## What the task asks
Skip the pictures and extract all of the lines exactly as written.

## Given data
>> Begin

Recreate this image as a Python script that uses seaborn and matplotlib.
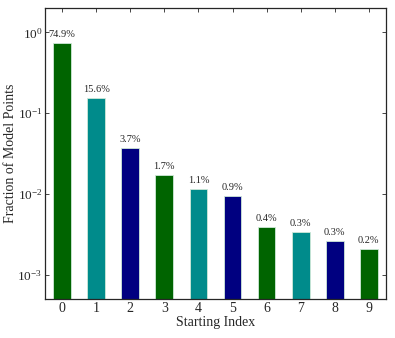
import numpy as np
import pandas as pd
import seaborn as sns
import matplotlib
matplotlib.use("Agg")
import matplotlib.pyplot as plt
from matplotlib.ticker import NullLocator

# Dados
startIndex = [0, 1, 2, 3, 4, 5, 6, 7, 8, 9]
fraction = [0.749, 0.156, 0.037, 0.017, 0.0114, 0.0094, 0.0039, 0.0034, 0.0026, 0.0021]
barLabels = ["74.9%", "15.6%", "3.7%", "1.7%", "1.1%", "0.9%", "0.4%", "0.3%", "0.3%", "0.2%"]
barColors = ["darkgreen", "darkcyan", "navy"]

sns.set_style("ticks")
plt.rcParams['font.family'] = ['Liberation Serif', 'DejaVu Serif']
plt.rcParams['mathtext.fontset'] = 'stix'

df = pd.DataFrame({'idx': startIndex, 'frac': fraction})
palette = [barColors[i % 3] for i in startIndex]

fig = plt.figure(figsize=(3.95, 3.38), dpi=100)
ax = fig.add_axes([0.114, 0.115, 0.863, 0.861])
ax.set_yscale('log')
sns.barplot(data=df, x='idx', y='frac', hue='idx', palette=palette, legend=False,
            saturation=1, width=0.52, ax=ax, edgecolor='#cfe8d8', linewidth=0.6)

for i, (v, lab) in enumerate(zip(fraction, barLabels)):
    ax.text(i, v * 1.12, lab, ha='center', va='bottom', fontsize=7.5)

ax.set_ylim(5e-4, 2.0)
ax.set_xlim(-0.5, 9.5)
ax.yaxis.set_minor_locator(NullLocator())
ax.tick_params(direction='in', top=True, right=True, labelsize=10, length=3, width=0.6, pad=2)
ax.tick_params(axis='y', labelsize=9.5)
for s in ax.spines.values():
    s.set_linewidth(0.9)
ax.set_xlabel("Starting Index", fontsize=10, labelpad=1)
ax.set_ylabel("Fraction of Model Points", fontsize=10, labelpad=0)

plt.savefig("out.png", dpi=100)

>> End

## Answer in full
Recreate this image as a Python script that uses seaborn and matplotlib.
import numpy as np
import pandas as pd
import seaborn as sns
import matplotlib
matplotlib.use("Agg")
import matplotlib.pyplot as plt
from matplotlib.ticker import NullLocator

# Dados
startIndex = [0, 1, 2, 3, 4, 5, 6, 7, 8, 9]
fraction = [0.749, 0.156, 0.037, 0.017, 0.0114, 0.0094, 0.0039, 0.0034, 0.0026, 0.0021]
barLabels = ["74.9%", "15.6%", "3.7%", "1.7%", "1.1%", "0.9%", "0.4%", "0.3%", "0.3%", "0.2%"]
barColors = ["darkgreen", "darkcyan", "navy"]

sns.set_style("ticks")
plt.rcParams['font.family'] = ['Liberation Serif', 'DejaVu Serif']
plt.rcParams['mathtext.fontset'] = 'stix'

df = pd.DataFrame({'idx': startIndex, 'frac': fraction})
palette = [barColors[i % 3] for i in startIndex]

fig = plt.figure(figsize=(3.95, 3.38), dpi=100)
ax = fig.add_axes([0.114, 0.115, 0.863, 0.861])
ax.set_yscale('log')
sns.barplot(data=df, x='idx', y='frac', hue='idx', palette=palette, legend=False,
            saturation=1, width=0.52, ax=ax, edgecolor='#cfe8d8', linewidth=0.6)

for i, (v, lab) in enumerate(zip(fraction, barLabels)):
    ax.text(i, v * 1.12, lab, ha='center', va='bottom', fontsize=7.5)

ax.set_ylim(5e-4, 2.0)
ax.set_xlim(-0.5, 9.5)
ax.yaxis.set_minor_locator(NullLocator())
ax.tick_params(direction='in', top=True, right=True, labelsize=10, length=3, width=0.6, pad=2)
ax.tick_params(axis='y', labelsize=9.5)
for s in ax.spines.values():
    s.set_linewidth(0.9)
ax.set_xlabel("Starting Index", fontsize=10, labelpad=1)
ax.set_ylabel("Fraction of Model Points", fontsize=10, labelpad=0)

plt.savefig("out.png", dpi=100)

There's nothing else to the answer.